-- BEGIN Collected data --

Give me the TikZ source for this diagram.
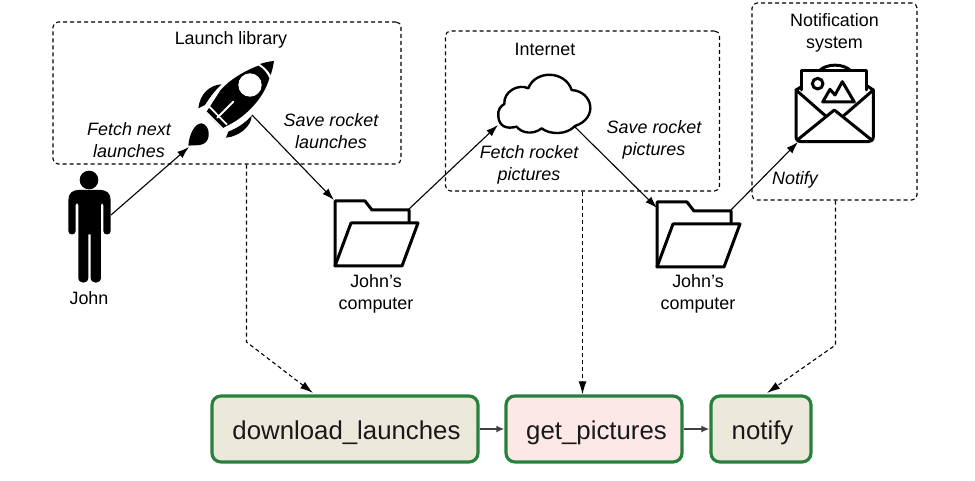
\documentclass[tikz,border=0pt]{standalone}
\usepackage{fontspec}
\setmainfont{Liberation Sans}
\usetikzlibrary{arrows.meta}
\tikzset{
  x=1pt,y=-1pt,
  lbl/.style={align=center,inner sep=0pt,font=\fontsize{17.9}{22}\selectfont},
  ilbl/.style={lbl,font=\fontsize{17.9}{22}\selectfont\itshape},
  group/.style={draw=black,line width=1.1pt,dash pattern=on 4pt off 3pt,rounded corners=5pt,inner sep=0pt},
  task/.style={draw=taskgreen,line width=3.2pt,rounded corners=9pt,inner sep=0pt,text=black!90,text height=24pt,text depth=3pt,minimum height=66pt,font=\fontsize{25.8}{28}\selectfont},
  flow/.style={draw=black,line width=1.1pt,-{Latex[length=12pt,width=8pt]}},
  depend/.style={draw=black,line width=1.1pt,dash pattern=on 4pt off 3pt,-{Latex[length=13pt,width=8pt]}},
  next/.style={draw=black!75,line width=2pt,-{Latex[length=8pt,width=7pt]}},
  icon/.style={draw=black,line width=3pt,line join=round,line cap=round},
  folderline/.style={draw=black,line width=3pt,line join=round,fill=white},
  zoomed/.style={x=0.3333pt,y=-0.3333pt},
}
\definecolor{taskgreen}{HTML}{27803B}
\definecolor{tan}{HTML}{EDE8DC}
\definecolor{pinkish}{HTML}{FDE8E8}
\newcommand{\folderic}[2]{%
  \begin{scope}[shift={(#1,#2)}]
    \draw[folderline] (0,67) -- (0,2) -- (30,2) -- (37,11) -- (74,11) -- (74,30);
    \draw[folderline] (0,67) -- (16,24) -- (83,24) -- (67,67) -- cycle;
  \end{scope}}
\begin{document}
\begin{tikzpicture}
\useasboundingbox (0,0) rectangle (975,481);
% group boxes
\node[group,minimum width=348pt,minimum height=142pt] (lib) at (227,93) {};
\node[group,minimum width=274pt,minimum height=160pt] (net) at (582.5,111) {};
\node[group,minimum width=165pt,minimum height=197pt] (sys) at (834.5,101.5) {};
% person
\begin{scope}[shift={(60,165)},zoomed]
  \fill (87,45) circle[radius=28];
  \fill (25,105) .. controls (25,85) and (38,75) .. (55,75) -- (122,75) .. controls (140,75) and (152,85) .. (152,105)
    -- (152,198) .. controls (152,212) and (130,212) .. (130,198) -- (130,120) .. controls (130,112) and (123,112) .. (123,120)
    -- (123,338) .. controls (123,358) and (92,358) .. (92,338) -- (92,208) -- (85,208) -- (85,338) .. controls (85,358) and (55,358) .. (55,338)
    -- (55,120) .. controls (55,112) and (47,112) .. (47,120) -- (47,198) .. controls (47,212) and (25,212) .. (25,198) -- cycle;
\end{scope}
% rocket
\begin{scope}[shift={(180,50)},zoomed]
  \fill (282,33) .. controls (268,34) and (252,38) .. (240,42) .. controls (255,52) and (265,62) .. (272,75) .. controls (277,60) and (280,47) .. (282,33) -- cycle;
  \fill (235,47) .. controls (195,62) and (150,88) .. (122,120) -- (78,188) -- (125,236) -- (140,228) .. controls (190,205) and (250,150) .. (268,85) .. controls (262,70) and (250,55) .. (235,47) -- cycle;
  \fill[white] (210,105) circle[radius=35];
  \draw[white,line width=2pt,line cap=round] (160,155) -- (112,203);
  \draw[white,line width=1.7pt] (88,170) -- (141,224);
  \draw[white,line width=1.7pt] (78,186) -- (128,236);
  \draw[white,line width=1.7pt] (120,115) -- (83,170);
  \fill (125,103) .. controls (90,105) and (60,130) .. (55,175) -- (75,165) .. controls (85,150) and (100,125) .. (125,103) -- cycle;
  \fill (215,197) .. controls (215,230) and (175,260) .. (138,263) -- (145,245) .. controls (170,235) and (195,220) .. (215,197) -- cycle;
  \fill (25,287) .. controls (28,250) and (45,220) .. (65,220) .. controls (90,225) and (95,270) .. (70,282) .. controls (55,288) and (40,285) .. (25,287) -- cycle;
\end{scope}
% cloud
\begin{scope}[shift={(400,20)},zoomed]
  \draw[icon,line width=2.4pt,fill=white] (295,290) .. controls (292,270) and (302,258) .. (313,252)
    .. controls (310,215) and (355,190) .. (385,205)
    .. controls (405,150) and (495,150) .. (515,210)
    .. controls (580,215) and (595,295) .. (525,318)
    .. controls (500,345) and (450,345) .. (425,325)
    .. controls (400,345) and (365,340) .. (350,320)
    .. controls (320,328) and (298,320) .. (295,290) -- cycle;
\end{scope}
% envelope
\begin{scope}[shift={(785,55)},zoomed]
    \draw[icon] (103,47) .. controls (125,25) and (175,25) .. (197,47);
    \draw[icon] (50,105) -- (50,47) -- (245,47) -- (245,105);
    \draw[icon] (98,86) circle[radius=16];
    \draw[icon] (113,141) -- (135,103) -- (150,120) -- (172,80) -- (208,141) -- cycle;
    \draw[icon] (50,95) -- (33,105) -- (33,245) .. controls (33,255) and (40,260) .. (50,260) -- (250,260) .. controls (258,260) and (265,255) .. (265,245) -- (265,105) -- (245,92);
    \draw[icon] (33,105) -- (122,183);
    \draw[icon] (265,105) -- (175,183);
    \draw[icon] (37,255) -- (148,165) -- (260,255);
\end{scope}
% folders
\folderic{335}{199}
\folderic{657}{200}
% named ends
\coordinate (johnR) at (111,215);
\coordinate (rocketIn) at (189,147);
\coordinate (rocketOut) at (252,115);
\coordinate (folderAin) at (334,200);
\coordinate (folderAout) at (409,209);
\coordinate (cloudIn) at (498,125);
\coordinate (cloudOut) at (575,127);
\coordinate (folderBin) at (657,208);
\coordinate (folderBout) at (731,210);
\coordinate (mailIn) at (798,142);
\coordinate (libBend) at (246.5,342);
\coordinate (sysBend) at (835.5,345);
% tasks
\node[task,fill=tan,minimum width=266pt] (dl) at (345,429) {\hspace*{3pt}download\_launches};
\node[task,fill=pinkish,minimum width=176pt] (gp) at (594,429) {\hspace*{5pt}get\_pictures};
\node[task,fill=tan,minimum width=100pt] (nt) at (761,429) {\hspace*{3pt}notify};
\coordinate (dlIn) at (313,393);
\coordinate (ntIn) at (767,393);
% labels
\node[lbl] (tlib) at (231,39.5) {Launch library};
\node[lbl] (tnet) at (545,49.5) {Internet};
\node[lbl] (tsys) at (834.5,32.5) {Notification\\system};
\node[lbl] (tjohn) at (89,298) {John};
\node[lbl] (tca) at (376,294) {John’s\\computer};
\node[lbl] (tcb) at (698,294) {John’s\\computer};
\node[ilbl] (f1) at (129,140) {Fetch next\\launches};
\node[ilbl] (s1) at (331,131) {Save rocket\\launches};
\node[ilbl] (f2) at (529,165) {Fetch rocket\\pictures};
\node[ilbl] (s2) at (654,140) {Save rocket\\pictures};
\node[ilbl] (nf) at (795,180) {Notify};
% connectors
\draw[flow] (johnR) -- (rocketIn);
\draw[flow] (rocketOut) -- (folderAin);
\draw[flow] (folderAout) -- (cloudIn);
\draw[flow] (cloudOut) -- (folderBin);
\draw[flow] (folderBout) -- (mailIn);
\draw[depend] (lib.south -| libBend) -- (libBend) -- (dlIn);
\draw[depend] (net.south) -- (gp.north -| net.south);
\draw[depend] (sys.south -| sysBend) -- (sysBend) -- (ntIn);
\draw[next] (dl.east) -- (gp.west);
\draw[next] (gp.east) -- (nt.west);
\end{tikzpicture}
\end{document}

-- END Collected data --

• **Stated exercise**
Write out the data precisely as given, excluding the pictures.

• **Result below**
Give me the TikZ source for this diagram.
\documentclass[tikz,border=0pt]{standalone}
\usepackage{fontspec}
\setmainfont{Liberation Sans}
\usetikzlibrary{arrows.meta}
\tikzset{
  x=1pt,y=-1pt,
  lbl/.style={align=center,inner sep=0pt,font=\fontsize{17.9}{22}\selectfont},
  ilbl/.style={lbl,font=\fontsize{17.9}{22}\selectfont\itshape},
  group/.style={draw=black,line width=1.1pt,dash pattern=on 4pt off 3pt,rounded corners=5pt,inner sep=0pt},
  task/.style={draw=taskgreen,line width=3.2pt,rounded corners=9pt,inner sep=0pt,text=black!90,text height=24pt,text depth=3pt,minimum height=66pt,font=\fontsize{25.8}{28}\selectfont},
  flow/.style={draw=black,line width=1.1pt,-{Latex[length=12pt,width=8pt]}},
  depend/.style={draw=black,line width=1.1pt,dash pattern=on 4pt off 3pt,-{Latex[length=13pt,width=8pt]}},
  next/.style={draw=black!75,line width=2pt,-{Latex[length=8pt,width=7pt]}},
  icon/.style={draw=black,line width=3pt,line join=round,line cap=round},
  folderline/.style={draw=black,line width=3pt,line join=round,fill=white},
  zoomed/.style={x=0.3333pt,y=-0.3333pt},
}
\definecolor{taskgreen}{HTML}{27803B}
\definecolor{tan}{HTML}{EDE8DC}
\definecolor{pinkish}{HTML}{FDE8E8}
\newcommand{\folderic}[2]{%
  \begin{scope}[shift={(#1,#2)}]
    \draw[folderline] (0,67) -- (0,2) -- (30,2) -- (37,11) -- (74,11) -- (74,30);
    \draw[folderline] (0,67) -- (16,24) -- (83,24) -- (67,67) -- cycle;
  \end{scope}}
\begin{document}
\begin{tikzpicture}
\useasboundingbox (0,0) rectangle (975,481);
% group boxes
\node[group,minimum width=348pt,minimum height=142pt] (lib) at (227,93) {};
\node[group,minimum width=274pt,minimum height=160pt] (net) at (582.5,111) {};
\node[group,minimum width=165pt,minimum height=197pt] (sys) at (834.5,101.5) {};
% person
\begin{scope}[shift={(60,165)},zoomed]
  \fill (87,45) circle[radius=28];
  \fill (25,105) .. controls (25,85) and (38,75) .. (55,75) -- (122,75) .. controls (140,75) and (152,85) .. (152,105)
    -- (152,198) .. controls (152,212) and (130,212) .. (130,198) -- (130,120) .. controls (130,112) and (123,112) .. (123,120)
    -- (123,338) .. controls (123,358) and (92,358) .. (92,338) -- (92,208) -- (85,208) -- (85,338) .. controls (85,358) and (55,358) .. (55,338)
    -- (55,120) .. controls (55,112) and (47,112) .. (47,120) -- (47,198) .. controls (47,212) and (25,212) .. (25,198) -- cycle;
\end{scope}
% rocket
\begin{scope}[shift={(180,50)},zoomed]
  \fill (282,33) .. controls (268,34) and (252,38) .. (240,42) .. controls (255,52) and (265,62) .. (272,75) .. controls (277,60) and (280,47) .. (282,33) -- cycle;
  \fill (235,47) .. controls (195,62) and (150,88) .. (122,120) -- (78,188) -- (125,236) -- (140,228) .. controls (190,205) and (250,150) .. (268,85) .. controls (262,70) and (250,55) .. (235,47) -- cycle;
  \fill[white] (210,105) circle[radius=35];
  \draw[white,line width=2pt,line cap=round] (160,155) -- (112,203);
  \draw[white,line width=1.7pt] (88,170) -- (141,224);
  \draw[white,line width=1.7pt] (78,186) -- (128,236);
  \draw[white,line width=1.7pt] (120,115) -- (83,170);
  \fill (125,103) .. controls (90,105) and (60,130) .. (55,175) -- (75,165) .. controls (85,150) and (100,125) .. (125,103) -- cycle;
  \fill (215,197) .. controls (215,230) and (175,260) .. (138,263) -- (145,245) .. controls (170,235) and (195,220) .. (215,197) -- cycle;
  \fill (25,287) .. controls (28,250) and (45,220) .. (65,220) .. controls (90,225) and (95,270) .. (70,282) .. controls (55,288) and (40,285) .. (25,287) -- cycle;
\end{scope}
% cloud
\begin{scope}[shift={(400,20)},zoomed]
  \draw[icon,line width=2.4pt,fill=white] (295,290) .. controls (292,270) and (302,258) .. (313,252)
    .. controls (310,215) and (355,190) .. (385,205)
    .. controls (405,150) and (495,150) .. (515,210)
    .. controls (580,215) and (595,295) .. (525,318)
    .. controls (500,345) and (450,345) .. (425,325)
    .. controls (400,345) and (365,340) .. (350,320)
    .. controls (320,328) and (298,320) .. (295,290) -- cycle;
\end{scope}
% envelope
\begin{scope}[shift={(785,55)},zoomed]
    \draw[icon] (103,47) .. controls (125,25) and (175,25) .. (197,47);
    \draw[icon] (50,105) -- (50,47) -- (245,47) -- (245,105);
    \draw[icon] (98,86) circle[radius=16];
    \draw[icon] (113,141) -- (135,103) -- (150,120) -- (172,80) -- (208,141) -- cycle;
    \draw[icon] (50,95) -- (33,105) -- (33,245) .. controls (33,255) and (40,260) .. (50,260) -- (250,260) .. controls (258,260) and (265,255) .. (265,245) -- (265,105) -- (245,92);
    \draw[icon] (33,105) -- (122,183);
    \draw[icon] (265,105) -- (175,183);
    \draw[icon] (37,255) -- (148,165) -- (260,255);
\end{scope}
% folders
\folderic{335}{199}
\folderic{657}{200}
% named ends
\coordinate (johnR) at (111,215);
\coordinate (rocketIn) at (189,147);
\coordinate (rocketOut) at (252,115);
\coordinate (folderAin) at (334,200);
\coordinate (folderAout) at (409,209);
\coordinate (cloudIn) at (498,125);
\coordinate (cloudOut) at (575,127);
\coordinate (folderBin) at (657,208);
\coordinate (folderBout) at (731,210);
\coordinate (mailIn) at (798,142);
\coordinate (libBend) at (246.5,342);
\coordinate (sysBend) at (835.5,345);
% tasks
\node[task,fill=tan,minimum width=266pt] (dl) at (345,429) {\hspace*{3pt}download\_launches};
\node[task,fill=pinkish,minimum width=176pt] (gp) at (594,429) {\hspace*{5pt}get\_pictures};
\node[task,fill=tan,minimum width=100pt] (nt) at (761,429) {\hspace*{3pt}notify};
\coordinate (dlIn) at (313,393);
\coordinate (ntIn) at (767,393);
% labels
\node[lbl] (tlib) at (231,39.5) {Launch library};
\node[lbl] (tnet) at (545,49.5) {Internet};
\node[lbl] (tsys) at (834.5,32.5) {Notification\\system};
\node[lbl] (tjohn) at (89,298) {John};
\node[lbl] (tca) at (376,294) {John’s\\computer};
\node[lbl] (tcb) at (698,294) {John’s\\computer};
\node[ilbl] (f1) at (129,140) {Fetch next\\launches};
\node[ilbl] (s1) at (331,131) {Save rocket\\launches};
\node[ilbl] (f2) at (529,165) {Fetch rocket\\pictures};
\node[ilbl] (s2) at (654,140) {Save rocket\\pictures};
\node[ilbl] (nf) at (795,180) {Notify};
% connectors
\draw[flow] (johnR) -- (rocketIn);
\draw[flow] (rocketOut) -- (folderAin);
\draw[flow] (folderAout) -- (cloudIn);
\draw[flow] (cloudOut) -- (folderBin);
\draw[flow] (folderBout) -- (mailIn);
\draw[depend] (lib.south -| libBend) -- (libBend) -- (dlIn);
\draw[depend] (net.south) -- (gp.north -| net.south);
\draw[depend] (sys.south -| sysBend) -- (sysBend) -- (ntIn);
\draw[next] (dl.east) -- (gp.west);
\draw[next] (gp.east) -- (nt.west);
\end{tikzpicture}
\end{document}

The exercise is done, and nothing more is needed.